>> start

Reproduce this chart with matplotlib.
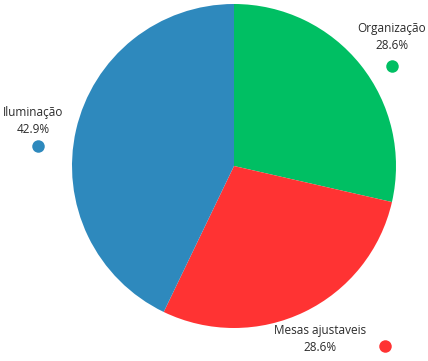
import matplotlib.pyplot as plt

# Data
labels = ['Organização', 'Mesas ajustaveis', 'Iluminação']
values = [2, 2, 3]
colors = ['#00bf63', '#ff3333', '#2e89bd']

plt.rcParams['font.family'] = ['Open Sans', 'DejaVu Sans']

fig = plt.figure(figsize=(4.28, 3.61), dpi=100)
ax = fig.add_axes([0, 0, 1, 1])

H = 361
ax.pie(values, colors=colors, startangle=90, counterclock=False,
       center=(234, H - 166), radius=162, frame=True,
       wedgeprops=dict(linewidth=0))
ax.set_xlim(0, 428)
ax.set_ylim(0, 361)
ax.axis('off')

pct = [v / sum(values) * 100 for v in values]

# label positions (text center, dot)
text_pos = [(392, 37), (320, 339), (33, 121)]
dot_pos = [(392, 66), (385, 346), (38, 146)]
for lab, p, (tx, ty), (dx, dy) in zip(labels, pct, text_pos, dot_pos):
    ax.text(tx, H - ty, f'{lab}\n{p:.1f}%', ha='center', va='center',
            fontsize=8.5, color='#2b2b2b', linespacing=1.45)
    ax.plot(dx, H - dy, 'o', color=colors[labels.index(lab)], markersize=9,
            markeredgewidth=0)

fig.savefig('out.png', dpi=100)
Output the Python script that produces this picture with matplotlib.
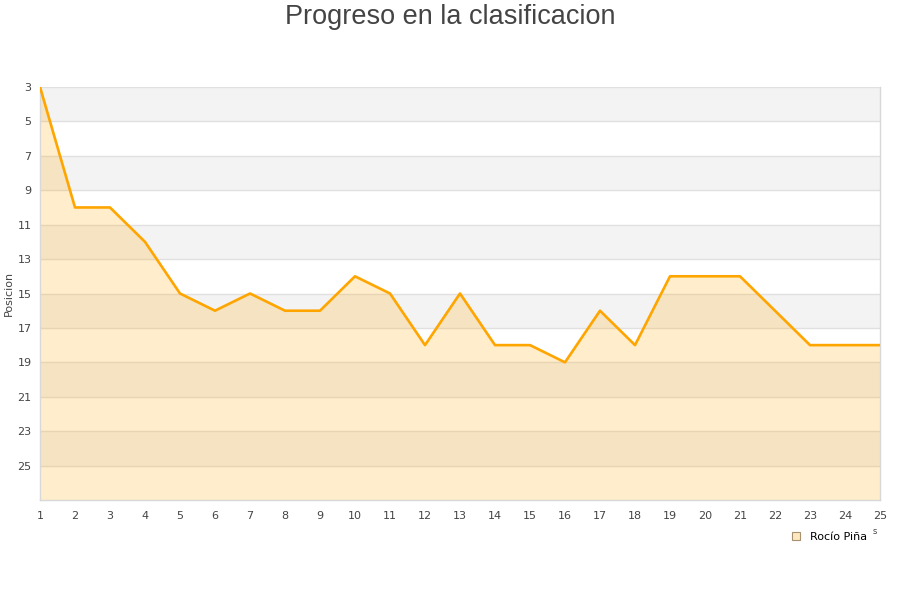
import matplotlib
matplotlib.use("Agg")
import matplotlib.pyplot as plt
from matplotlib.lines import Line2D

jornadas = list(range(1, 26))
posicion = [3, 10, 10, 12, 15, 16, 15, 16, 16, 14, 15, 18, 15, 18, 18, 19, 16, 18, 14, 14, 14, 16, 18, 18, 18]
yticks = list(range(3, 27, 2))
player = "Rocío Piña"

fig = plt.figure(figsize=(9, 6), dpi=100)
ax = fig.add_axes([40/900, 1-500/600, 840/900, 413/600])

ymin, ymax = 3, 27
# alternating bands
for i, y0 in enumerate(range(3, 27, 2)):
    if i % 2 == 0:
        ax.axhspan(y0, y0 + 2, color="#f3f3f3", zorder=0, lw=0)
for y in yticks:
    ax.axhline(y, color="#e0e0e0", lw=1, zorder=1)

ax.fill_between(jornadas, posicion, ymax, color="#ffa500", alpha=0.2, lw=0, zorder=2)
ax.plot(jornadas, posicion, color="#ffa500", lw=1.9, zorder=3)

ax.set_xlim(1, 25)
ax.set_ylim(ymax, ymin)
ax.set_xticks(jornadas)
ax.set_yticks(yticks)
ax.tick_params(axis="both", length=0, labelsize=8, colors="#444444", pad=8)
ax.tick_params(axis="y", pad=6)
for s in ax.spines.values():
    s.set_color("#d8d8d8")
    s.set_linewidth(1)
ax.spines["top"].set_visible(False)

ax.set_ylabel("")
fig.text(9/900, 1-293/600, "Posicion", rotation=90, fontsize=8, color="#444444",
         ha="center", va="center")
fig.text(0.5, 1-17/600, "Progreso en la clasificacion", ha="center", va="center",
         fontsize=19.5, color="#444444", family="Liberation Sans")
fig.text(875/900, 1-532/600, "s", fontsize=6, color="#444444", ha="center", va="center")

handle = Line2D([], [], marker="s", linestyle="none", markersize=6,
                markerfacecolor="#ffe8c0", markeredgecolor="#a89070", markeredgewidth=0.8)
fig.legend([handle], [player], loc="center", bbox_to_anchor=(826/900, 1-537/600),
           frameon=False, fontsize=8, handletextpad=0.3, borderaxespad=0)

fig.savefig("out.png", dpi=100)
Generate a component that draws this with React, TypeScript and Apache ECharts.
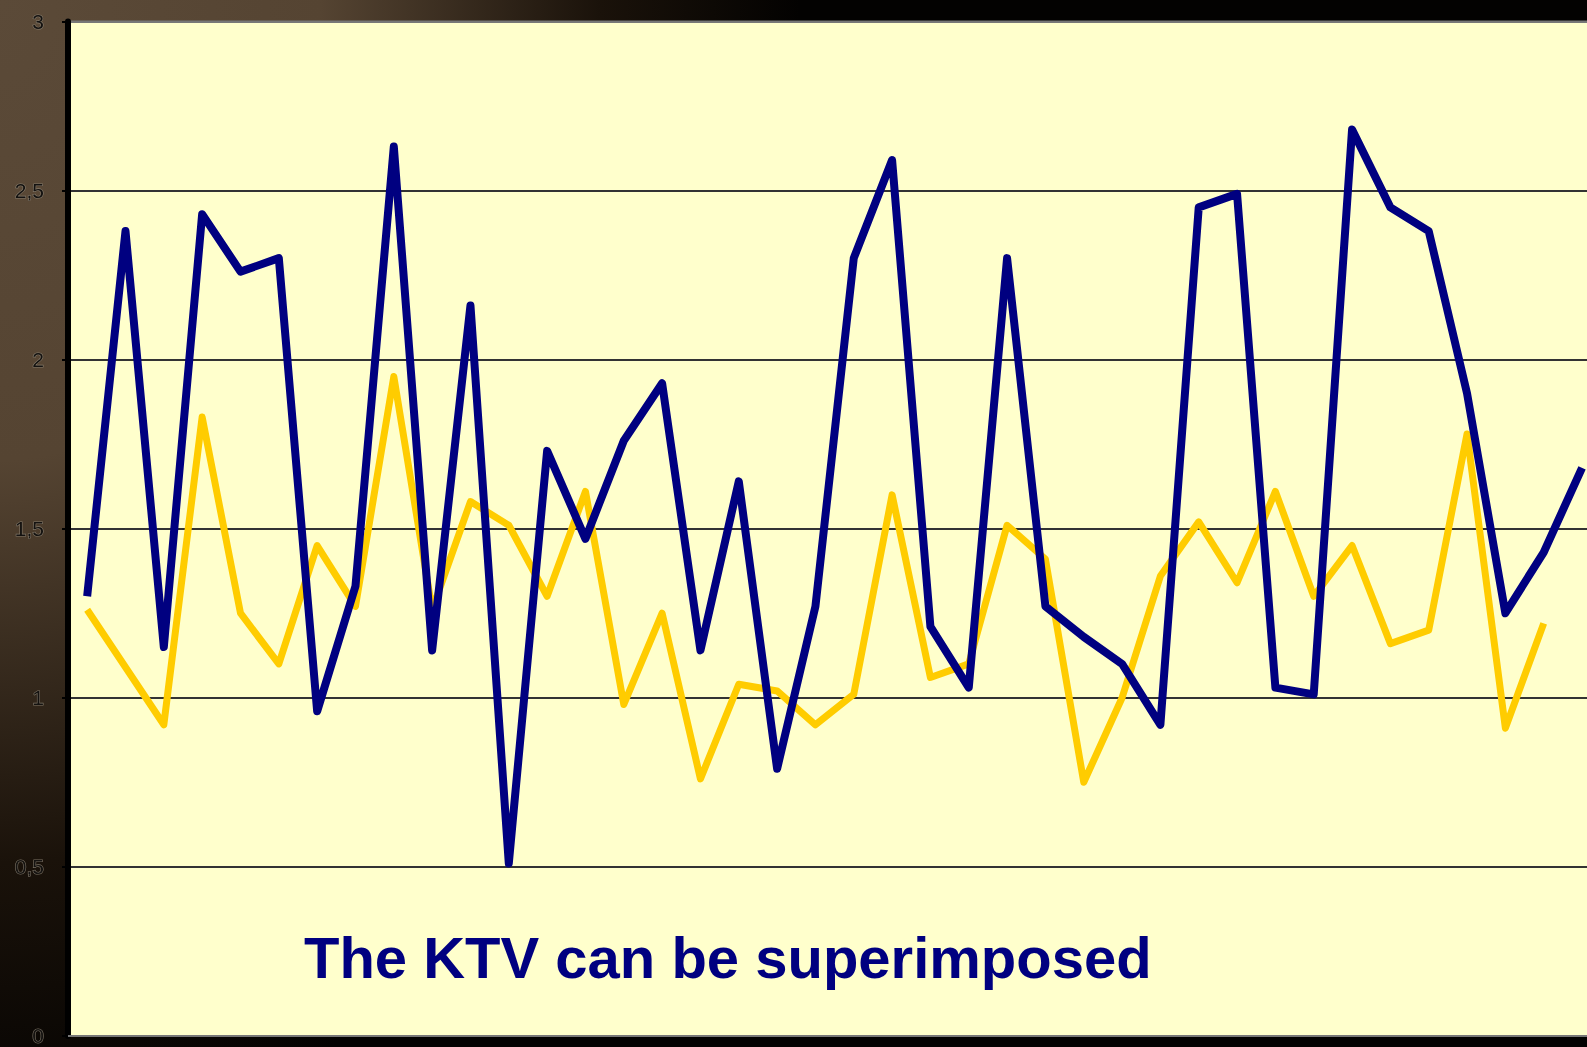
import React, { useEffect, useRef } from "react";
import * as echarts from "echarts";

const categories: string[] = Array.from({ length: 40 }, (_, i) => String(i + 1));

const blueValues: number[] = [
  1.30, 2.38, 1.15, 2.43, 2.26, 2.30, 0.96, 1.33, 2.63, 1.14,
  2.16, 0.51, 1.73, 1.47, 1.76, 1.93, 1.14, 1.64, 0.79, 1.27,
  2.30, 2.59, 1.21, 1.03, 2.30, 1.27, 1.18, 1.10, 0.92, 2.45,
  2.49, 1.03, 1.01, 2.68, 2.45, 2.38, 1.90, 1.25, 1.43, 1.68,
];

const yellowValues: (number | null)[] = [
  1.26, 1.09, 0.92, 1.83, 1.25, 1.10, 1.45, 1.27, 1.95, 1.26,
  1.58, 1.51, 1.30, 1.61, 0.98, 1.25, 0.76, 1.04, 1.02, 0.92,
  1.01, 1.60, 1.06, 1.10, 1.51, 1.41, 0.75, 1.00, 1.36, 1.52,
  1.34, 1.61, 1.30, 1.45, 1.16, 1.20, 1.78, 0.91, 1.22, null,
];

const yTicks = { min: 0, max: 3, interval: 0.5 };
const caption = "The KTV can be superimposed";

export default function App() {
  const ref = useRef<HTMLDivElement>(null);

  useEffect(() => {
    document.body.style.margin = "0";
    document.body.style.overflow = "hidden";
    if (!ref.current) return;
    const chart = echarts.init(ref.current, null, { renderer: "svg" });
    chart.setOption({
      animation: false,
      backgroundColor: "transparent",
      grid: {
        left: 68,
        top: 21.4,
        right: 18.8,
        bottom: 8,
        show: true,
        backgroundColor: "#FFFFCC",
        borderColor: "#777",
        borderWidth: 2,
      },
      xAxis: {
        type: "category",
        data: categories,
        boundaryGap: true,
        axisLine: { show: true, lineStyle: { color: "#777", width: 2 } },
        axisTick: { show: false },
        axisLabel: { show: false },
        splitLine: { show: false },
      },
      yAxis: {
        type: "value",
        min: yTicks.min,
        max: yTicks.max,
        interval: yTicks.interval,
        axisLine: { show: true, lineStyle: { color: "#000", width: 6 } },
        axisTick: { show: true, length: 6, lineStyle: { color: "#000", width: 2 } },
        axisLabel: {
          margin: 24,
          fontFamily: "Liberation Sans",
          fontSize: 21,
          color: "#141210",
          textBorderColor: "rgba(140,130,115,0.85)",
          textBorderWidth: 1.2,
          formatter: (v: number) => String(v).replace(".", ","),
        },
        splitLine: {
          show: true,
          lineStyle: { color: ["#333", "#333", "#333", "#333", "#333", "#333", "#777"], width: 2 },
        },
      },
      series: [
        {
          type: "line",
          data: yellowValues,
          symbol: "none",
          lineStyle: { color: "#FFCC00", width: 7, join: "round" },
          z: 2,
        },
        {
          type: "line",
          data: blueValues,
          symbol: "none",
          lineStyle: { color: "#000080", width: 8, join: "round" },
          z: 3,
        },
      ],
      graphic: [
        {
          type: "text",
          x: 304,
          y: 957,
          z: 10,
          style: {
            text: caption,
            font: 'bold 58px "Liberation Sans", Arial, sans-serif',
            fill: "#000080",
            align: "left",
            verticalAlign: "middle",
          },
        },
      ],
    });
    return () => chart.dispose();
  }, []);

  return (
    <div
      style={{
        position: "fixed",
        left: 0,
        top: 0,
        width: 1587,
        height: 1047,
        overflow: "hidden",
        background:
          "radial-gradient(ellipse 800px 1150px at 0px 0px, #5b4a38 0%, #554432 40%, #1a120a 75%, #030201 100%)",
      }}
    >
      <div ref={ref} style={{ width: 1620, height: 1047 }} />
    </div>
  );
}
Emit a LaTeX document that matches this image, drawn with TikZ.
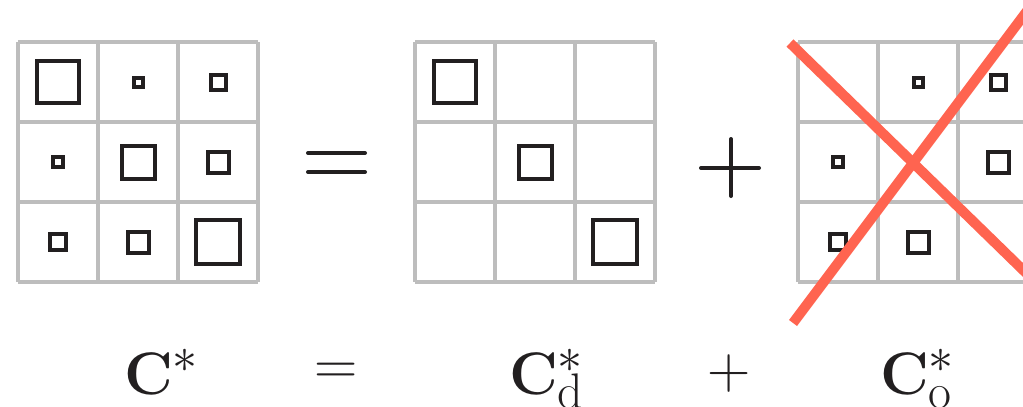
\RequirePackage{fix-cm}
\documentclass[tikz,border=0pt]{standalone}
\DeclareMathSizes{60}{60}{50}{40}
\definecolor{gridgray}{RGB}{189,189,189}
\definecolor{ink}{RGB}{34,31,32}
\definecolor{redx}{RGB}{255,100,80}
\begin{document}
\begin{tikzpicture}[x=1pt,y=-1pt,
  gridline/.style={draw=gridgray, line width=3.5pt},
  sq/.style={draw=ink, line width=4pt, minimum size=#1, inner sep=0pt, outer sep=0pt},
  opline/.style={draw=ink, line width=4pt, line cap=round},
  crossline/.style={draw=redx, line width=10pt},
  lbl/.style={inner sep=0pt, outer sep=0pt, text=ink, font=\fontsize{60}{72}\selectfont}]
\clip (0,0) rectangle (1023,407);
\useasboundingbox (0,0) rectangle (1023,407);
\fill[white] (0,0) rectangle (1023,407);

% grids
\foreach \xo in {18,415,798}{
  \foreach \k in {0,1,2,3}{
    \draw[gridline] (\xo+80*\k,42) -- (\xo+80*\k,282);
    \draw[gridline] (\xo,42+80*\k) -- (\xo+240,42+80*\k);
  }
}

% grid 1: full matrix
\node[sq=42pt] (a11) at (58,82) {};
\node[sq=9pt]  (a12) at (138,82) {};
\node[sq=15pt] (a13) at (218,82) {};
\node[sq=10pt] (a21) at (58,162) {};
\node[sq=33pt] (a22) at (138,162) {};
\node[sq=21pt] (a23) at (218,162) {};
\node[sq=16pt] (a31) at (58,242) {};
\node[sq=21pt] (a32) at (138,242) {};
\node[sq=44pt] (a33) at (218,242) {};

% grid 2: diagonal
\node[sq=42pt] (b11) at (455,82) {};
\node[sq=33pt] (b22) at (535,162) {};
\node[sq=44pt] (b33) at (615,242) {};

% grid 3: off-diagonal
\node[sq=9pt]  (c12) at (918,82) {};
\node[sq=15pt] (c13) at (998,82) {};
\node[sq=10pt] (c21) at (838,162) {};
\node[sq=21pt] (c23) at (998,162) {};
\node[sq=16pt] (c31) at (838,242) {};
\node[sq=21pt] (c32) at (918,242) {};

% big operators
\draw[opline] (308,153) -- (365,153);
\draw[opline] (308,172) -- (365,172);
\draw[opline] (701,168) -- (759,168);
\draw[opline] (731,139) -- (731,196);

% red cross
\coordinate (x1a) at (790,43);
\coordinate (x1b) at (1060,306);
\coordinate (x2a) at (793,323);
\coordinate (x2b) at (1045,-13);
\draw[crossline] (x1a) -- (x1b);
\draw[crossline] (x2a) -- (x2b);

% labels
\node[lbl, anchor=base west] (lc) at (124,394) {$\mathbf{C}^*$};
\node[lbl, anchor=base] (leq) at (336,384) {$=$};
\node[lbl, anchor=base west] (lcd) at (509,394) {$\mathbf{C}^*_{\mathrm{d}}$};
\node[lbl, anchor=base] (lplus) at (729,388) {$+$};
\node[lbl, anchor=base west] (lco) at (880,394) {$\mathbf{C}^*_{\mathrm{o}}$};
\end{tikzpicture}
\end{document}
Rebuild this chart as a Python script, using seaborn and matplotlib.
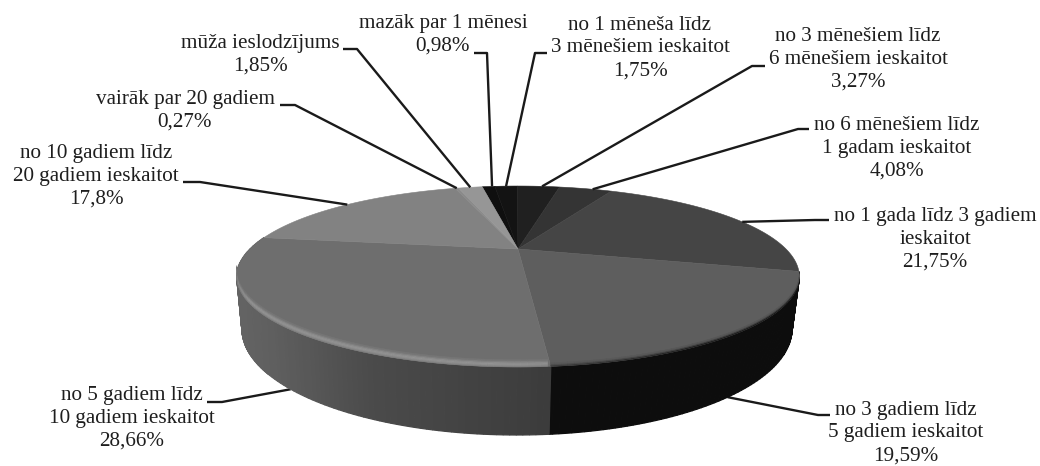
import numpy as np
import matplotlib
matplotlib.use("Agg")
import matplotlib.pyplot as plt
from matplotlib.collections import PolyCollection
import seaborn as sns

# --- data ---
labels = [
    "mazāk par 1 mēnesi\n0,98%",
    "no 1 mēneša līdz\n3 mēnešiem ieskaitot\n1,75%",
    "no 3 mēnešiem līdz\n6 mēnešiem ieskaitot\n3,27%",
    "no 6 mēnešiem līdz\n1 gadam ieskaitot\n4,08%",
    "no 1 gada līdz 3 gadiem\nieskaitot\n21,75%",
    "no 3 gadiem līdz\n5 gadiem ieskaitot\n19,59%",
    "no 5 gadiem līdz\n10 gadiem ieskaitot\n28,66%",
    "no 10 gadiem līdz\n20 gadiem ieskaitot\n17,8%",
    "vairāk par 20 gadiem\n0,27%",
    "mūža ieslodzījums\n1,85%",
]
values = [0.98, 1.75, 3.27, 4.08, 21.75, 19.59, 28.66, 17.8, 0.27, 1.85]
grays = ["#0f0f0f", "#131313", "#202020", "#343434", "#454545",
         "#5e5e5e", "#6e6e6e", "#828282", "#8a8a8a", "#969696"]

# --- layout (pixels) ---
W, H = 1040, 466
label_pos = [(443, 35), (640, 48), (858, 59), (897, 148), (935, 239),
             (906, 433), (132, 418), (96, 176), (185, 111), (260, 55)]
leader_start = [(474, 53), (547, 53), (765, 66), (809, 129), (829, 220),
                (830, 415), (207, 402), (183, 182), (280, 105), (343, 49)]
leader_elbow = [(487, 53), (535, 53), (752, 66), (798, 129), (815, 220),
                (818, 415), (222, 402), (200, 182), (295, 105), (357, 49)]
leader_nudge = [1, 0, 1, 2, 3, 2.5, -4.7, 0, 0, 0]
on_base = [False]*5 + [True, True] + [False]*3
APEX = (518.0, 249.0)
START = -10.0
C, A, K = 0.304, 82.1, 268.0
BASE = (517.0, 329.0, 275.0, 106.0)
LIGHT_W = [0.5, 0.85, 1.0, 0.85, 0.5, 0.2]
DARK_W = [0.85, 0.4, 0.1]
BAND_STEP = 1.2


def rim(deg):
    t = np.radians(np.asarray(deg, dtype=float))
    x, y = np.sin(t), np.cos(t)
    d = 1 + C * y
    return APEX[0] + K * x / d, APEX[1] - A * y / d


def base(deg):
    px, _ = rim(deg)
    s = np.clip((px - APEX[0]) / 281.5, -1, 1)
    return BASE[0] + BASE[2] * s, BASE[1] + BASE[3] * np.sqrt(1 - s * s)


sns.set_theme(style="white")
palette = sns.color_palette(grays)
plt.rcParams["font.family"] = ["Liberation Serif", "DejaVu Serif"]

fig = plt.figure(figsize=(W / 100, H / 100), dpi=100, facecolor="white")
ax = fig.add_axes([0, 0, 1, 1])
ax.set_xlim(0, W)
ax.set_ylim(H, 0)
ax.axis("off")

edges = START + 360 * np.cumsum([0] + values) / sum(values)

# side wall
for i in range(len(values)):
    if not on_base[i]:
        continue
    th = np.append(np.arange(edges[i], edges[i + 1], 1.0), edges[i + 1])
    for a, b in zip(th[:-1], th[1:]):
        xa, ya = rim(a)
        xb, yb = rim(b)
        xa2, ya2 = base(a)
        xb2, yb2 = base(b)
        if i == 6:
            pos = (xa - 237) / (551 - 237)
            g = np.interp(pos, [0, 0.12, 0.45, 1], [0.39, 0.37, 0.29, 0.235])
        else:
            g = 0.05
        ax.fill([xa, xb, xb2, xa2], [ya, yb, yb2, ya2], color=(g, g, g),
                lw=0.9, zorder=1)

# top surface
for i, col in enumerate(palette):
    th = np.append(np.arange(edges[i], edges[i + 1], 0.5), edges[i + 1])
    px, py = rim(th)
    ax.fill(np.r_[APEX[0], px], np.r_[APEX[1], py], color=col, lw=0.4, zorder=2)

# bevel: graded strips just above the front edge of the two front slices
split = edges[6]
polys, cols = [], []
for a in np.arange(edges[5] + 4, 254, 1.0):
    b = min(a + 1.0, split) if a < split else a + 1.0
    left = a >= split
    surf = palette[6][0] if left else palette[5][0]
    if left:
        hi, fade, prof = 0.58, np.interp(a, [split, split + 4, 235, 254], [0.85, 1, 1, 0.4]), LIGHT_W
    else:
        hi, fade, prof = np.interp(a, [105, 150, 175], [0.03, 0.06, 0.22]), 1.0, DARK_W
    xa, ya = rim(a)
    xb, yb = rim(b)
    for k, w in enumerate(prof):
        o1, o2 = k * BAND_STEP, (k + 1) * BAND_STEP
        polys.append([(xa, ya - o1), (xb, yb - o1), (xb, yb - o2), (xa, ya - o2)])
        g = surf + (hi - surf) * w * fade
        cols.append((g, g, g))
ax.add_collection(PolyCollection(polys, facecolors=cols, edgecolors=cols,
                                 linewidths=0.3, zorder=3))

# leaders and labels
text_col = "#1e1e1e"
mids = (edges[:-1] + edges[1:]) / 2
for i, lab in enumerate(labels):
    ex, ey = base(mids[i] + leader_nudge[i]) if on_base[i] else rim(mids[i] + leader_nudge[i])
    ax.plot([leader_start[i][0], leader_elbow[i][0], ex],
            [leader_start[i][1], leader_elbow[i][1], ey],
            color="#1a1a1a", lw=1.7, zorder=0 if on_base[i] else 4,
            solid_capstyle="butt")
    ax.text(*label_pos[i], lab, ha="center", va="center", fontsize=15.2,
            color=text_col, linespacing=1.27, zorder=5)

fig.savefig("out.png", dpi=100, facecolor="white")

>> end

DO THIS -> Transcribe, leaving out pictures, each line from the one containing "Generate a component" through the one containing "const ref = useRef<HTMLDivElement>(null);".

SOLUTION TO THIS TASK ->
Generate a component that draws this with React, TypeScript and Apache ECharts.
import React, { useEffect, useRef } from "react";
import * as echarts from "echarts";

const categories: string[] = Array.from({ length: 40 }, (_, i) => String(i + 1));

const blueValues: number[] = [
  1.30, 2.38, 1.15, 2.43, 2.26, 2.30, 0.96, 1.33, 2.63, 1.14,
  2.16, 0.51, 1.73, 1.47, 1.76, 1.93, 1.14, 1.64, 0.79, 1.27,
  2.30, 2.59, 1.21, 1.03, 2.30, 1.27, 1.18, 1.10, 0.92, 2.45,
  2.49, 1.03, 1.01, 2.68, 2.45, 2.38, 1.90, 1.25, 1.43, 1.68,
];

const yellowValues: (number | null)[] = [
  1.26, 1.09, 0.92, 1.83, 1.25, 1.10, 1.45, 1.27, 1.95, 1.26,
  1.58, 1.51, 1.30, 1.61, 0.98, 1.25, 0.76, 1.04, 1.02, 0.92,
  1.01, 1.60, 1.06, 1.10, 1.51, 1.41, 0.75, 1.00, 1.36, 1.52,
  1.34, 1.61, 1.30, 1.45, 1.16, 1.20, 1.78, 0.91, 1.22, null,
];

const yTicks = { min: 0, max: 3, interval: 0.5 };
const caption = "The KTV can be superimposed";

export default function App() {
  const ref = useRef<HTMLDivElement>(null);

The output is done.